-- What is being asked --
Repeat each record exactly as written, and drop any images.

Source code of charts:
━━━━━━━━
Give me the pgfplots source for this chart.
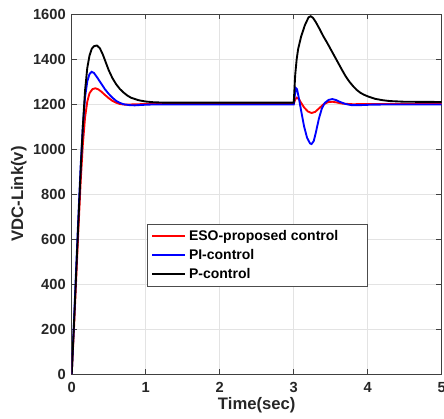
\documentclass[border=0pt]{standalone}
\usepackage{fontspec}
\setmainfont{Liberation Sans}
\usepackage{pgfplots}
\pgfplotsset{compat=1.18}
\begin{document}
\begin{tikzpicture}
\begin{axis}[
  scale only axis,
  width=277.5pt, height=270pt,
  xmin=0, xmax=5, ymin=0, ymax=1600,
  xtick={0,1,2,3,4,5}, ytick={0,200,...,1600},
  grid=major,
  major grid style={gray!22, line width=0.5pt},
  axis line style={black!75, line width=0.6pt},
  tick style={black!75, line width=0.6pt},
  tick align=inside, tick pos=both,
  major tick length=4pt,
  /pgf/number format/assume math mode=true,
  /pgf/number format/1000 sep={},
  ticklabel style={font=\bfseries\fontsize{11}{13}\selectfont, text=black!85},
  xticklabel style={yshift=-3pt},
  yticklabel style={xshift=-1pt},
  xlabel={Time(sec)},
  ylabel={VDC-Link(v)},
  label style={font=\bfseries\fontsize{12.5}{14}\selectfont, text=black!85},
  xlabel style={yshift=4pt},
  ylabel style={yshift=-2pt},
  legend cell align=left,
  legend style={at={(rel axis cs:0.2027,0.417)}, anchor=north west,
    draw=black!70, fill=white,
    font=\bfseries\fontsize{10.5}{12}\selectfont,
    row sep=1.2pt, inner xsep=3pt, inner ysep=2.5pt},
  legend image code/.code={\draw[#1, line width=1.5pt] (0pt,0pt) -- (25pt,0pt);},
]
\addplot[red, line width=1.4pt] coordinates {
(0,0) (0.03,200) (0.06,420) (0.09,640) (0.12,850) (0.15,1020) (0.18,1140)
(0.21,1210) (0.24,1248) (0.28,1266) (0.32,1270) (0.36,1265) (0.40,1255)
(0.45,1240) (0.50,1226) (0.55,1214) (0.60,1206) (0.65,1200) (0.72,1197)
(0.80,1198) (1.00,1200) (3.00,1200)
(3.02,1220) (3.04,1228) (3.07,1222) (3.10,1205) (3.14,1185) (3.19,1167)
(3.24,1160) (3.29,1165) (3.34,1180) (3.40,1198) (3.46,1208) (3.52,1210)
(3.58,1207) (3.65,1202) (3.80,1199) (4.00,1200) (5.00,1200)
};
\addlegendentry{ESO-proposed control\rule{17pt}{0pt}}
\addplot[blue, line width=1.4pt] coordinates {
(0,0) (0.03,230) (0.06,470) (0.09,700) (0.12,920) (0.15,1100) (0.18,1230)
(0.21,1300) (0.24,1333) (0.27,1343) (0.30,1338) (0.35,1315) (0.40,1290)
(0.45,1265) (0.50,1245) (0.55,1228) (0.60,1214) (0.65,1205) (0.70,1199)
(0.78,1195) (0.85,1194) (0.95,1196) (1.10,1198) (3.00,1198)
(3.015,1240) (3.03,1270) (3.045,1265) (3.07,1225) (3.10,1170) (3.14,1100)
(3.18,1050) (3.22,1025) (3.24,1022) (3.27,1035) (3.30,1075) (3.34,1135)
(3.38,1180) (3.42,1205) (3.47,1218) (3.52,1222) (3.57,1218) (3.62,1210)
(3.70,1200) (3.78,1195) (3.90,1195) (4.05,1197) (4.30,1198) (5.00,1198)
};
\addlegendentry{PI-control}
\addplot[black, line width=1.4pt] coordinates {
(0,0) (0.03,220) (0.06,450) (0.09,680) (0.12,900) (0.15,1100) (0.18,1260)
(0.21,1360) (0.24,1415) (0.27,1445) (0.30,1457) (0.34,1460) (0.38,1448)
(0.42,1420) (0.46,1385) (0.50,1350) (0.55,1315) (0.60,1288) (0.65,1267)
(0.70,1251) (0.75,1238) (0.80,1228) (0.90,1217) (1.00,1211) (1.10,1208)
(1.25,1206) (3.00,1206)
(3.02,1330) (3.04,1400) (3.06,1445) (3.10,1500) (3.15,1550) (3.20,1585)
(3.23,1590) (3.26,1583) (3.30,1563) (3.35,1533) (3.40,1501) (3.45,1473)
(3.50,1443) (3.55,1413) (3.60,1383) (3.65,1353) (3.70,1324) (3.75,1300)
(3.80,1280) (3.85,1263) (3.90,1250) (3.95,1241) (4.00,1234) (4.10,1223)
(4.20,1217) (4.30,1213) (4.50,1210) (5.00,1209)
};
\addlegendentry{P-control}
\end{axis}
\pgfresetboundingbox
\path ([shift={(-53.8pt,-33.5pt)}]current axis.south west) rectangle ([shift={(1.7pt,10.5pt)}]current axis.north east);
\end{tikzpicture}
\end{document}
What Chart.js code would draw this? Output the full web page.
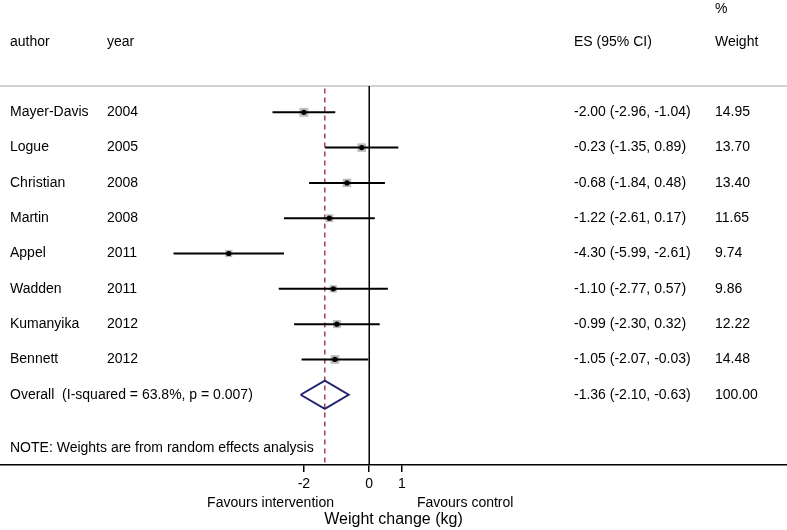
━━━━━━━━
-- Correct result --
Give me the pgfplots source for this chart.
\documentclass[border=0pt]{standalone}
\usepackage{fontspec}
\setmainfont{Liberation Sans}
\usepackage{pgfplots}
\pgfplotsset{compat=1.18}
\begin{document}
\begin{tikzpicture}
\begin{axis}[
  scale only axis,
  width=277.5pt, height=270pt,
  xmin=0, xmax=5, ymin=0, ymax=1600,
  xtick={0,1,2,3,4,5}, ytick={0,200,...,1600},
  grid=major,
  major grid style={gray!22, line width=0.5pt},
  axis line style={black!75, line width=0.6pt},
  tick style={black!75, line width=0.6pt},
  tick align=inside, tick pos=both,
  major tick length=4pt,
  /pgf/number format/assume math mode=true,
  /pgf/number format/1000 sep={},
  ticklabel style={font=\bfseries\fontsize{11}{13}\selectfont, text=black!85},
  xticklabel style={yshift=-3pt},
  yticklabel style={xshift=-1pt},
  xlabel={Time(sec)},
  ylabel={VDC-Link(v)},
  label style={font=\bfseries\fontsize{12.5}{14}\selectfont, text=black!85},
  xlabel style={yshift=4pt},
  ylabel style={yshift=-2pt},
  legend cell align=left,
  legend style={at={(rel axis cs:0.2027,0.417)}, anchor=north west,
    draw=black!70, fill=white,
    font=\bfseries\fontsize{10.5}{12}\selectfont,
    row sep=1.2pt, inner xsep=3pt, inner ysep=2.5pt},
  legend image code/.code={\draw[#1, line width=1.5pt] (0pt,0pt) -- (25pt,0pt);},
]
\addplot[red, line width=1.4pt] coordinates {
(0,0) (0.03,200) (0.06,420) (0.09,640) (0.12,850) (0.15,1020) (0.18,1140)
(0.21,1210) (0.24,1248) (0.28,1266) (0.32,1270) (0.36,1265) (0.40,1255)
(0.45,1240) (0.50,1226) (0.55,1214) (0.60,1206) (0.65,1200) (0.72,1197)
(0.80,1198) (1.00,1200) (3.00,1200)
(3.02,1220) (3.04,1228) (3.07,1222) (3.10,1205) (3.14,1185) (3.19,1167)
(3.24,1160) (3.29,1165) (3.34,1180) (3.40,1198) (3.46,1208) (3.52,1210)
(3.58,1207) (3.65,1202) (3.80,1199) (4.00,1200) (5.00,1200)
};
\addlegendentry{ESO-proposed control\rule{17pt}{0pt}}
\addplot[blue, line width=1.4pt] coordinates {
(0,0) (0.03,230) (0.06,470) (0.09,700) (0.12,920) (0.15,1100) (0.18,1230)
(0.21,1300) (0.24,1333) (0.27,1343) (0.30,1338) (0.35,1315) (0.40,1290)
(0.45,1265) (0.50,1245) (0.55,1228) (0.60,1214) (0.65,1205) (0.70,1199)
(0.78,1195) (0.85,1194) (0.95,1196) (1.10,1198) (3.00,1198)
(3.015,1240) (3.03,1270) (3.045,1265) (3.07,1225) (3.10,1170) (3.14,1100)
(3.18,1050) (3.22,1025) (3.24,1022) (3.27,1035) (3.30,1075) (3.34,1135)
(3.38,1180) (3.42,1205) (3.47,1218) (3.52,1222) (3.57,1218) (3.62,1210)
(3.70,1200) (3.78,1195) (3.90,1195) (4.05,1197) (4.30,1198) (5.00,1198)
};
\addlegendentry{PI-control}
\addplot[black, line width=1.4pt] coordinates {
(0,0) (0.03,220) (0.06,450) (0.09,680) (0.12,900) (0.15,1100) (0.18,1260)
(0.21,1360) (0.24,1415) (0.27,1445) (0.30,1457) (0.34,1460) (0.38,1448)
(0.42,1420) (0.46,1385) (0.50,1350) (0.55,1315) (0.60,1288) (0.65,1267)
(0.70,1251) (0.75,1238) (0.80,1228) (0.90,1217) (1.00,1211) (1.10,1208)
(1.25,1206) (3.00,1206)
(3.02,1330) (3.04,1400) (3.06,1445) (3.10,1500) (3.15,1550) (3.20,1585)
(3.23,1590) (3.26,1583) (3.30,1563) (3.35,1533) (3.40,1501) (3.45,1473)
(3.50,1443) (3.55,1413) (3.60,1383) (3.65,1353) (3.70,1324) (3.75,1300)
(3.80,1280) (3.85,1263) (3.90,1250) (3.95,1241) (4.00,1234) (4.10,1223)
(4.20,1217) (4.30,1213) (4.50,1210) (5.00,1209)
};
\addlegendentry{P-control}
\end{axis}
\pgfresetboundingbox
\path ([shift={(-53.8pt,-33.5pt)}]current axis.south west) rectangle ([shift={(1.7pt,10.5pt)}]current axis.north east);
\end{tikzpicture}
\end{document}
What Chart.js code would draw this? Output the full web page.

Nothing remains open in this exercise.